[start]

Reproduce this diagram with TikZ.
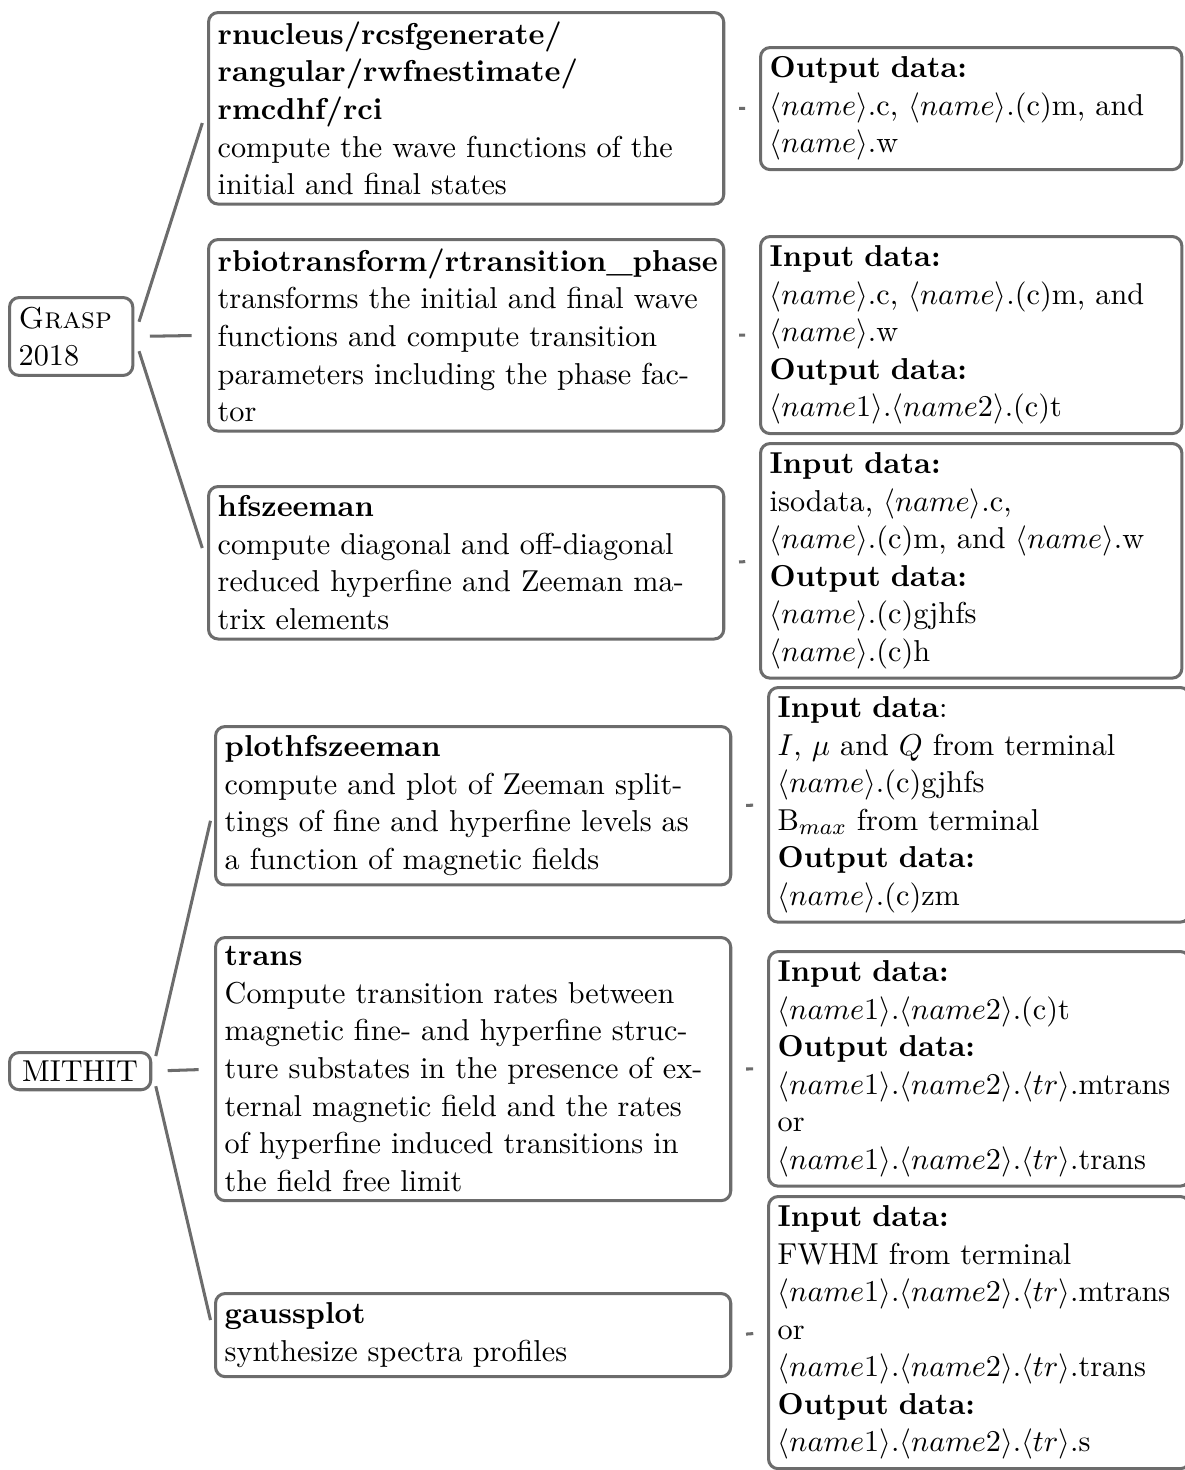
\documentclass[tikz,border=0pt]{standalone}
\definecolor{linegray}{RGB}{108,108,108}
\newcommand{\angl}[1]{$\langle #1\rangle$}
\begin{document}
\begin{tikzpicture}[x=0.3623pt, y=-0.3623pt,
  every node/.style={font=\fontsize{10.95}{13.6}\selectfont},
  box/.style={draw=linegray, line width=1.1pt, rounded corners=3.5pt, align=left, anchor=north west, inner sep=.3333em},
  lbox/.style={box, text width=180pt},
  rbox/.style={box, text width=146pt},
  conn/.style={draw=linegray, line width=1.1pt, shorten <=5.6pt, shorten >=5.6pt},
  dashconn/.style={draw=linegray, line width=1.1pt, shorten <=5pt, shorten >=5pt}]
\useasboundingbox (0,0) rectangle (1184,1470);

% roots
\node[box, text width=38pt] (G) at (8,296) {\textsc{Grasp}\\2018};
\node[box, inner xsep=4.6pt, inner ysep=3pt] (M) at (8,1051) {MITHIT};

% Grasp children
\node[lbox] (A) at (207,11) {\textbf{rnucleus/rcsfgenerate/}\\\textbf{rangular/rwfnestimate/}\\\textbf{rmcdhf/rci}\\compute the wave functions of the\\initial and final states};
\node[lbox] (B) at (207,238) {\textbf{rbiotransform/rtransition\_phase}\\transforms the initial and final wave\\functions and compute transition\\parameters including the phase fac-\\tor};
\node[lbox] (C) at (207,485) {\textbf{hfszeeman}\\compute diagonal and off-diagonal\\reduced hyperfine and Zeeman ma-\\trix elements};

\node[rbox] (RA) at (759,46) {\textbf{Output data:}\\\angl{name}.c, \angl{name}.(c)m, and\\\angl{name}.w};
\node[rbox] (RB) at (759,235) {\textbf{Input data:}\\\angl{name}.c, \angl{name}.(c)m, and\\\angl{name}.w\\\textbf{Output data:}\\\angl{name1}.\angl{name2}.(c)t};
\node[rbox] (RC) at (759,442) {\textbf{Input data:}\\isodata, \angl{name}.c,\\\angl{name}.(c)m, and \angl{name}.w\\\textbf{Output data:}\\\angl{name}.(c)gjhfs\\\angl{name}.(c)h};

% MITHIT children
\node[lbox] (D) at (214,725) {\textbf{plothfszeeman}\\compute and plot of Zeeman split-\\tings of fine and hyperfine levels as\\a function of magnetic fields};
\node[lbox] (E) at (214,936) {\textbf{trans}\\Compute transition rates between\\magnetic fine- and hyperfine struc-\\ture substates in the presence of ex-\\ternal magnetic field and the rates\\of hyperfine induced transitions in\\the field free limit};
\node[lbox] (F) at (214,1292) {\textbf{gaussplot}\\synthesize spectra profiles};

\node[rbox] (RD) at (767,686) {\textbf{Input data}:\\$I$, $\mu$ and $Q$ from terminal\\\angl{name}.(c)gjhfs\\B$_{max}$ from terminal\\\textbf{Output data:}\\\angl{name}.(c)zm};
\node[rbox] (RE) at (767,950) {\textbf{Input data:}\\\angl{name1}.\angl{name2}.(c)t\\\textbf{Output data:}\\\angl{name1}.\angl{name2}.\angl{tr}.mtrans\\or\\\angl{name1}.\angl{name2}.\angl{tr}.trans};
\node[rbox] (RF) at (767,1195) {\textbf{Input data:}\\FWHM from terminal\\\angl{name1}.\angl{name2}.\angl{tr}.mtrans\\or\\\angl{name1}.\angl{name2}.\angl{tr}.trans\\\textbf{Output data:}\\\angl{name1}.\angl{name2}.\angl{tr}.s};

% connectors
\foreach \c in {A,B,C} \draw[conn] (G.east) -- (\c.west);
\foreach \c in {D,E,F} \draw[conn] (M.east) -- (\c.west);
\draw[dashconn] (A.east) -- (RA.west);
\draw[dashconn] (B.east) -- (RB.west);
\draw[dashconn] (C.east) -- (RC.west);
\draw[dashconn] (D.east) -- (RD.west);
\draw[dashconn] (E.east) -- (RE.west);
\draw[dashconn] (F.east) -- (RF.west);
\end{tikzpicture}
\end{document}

[end]

(Exercise objective):
Pictures stay out. Print the data exactly, from its first line through the line containing "(C) at (207,485)".

(Expected answer):
Reproduce this diagram with TikZ.
\documentclass[tikz,border=0pt]{standalone}
\definecolor{linegray}{RGB}{108,108,108}
\newcommand{\angl}[1]{$\langle #1\rangle$}
\begin{document}
\begin{tikzpicture}[x=0.3623pt, y=-0.3623pt,
  every node/.style={font=\fontsize{10.95}{13.6}\selectfont},
  box/.style={draw=linegray, line width=1.1pt, rounded corners=3.5pt, align=left, anchor=north west, inner sep=.3333em},
  lbox/.style={box, text width=180pt},
  rbox/.style={box, text width=146pt},
  conn/.style={draw=linegray, line width=1.1pt, shorten <=5.6pt, shorten >=5.6pt},
  dashconn/.style={draw=linegray, line width=1.1pt, shorten <=5pt, shorten >=5pt}]
\useasboundingbox (0,0) rectangle (1184,1470);

% roots
\node[box, text width=38pt] (G) at (8,296) {\textsc{Grasp}\\2018};
\node[box, inner xsep=4.6pt, inner ysep=3pt] (M) at (8,1051) {MITHIT};

% Grasp children
\node[lbox] (A) at (207,11) {\textbf{rnucleus/rcsfgenerate/}\\\textbf{rangular/rwfnestimate/}\\\textbf{rmcdhf/rci}\\compute the wave functions of the\\initial and final states};
\node[lbox] (B) at (207,238) {\textbf{rbiotransform/rtransition\_phase}\\transforms the initial and final wave\\functions and compute transition\\parameters including the phase fac-\\tor};
\node[lbox] (C) at (207,485) {\textbf{hfszeeman}\\compute diagonal and off-diagonal\\reduced hyperfine and Zeeman ma-\\trix elements};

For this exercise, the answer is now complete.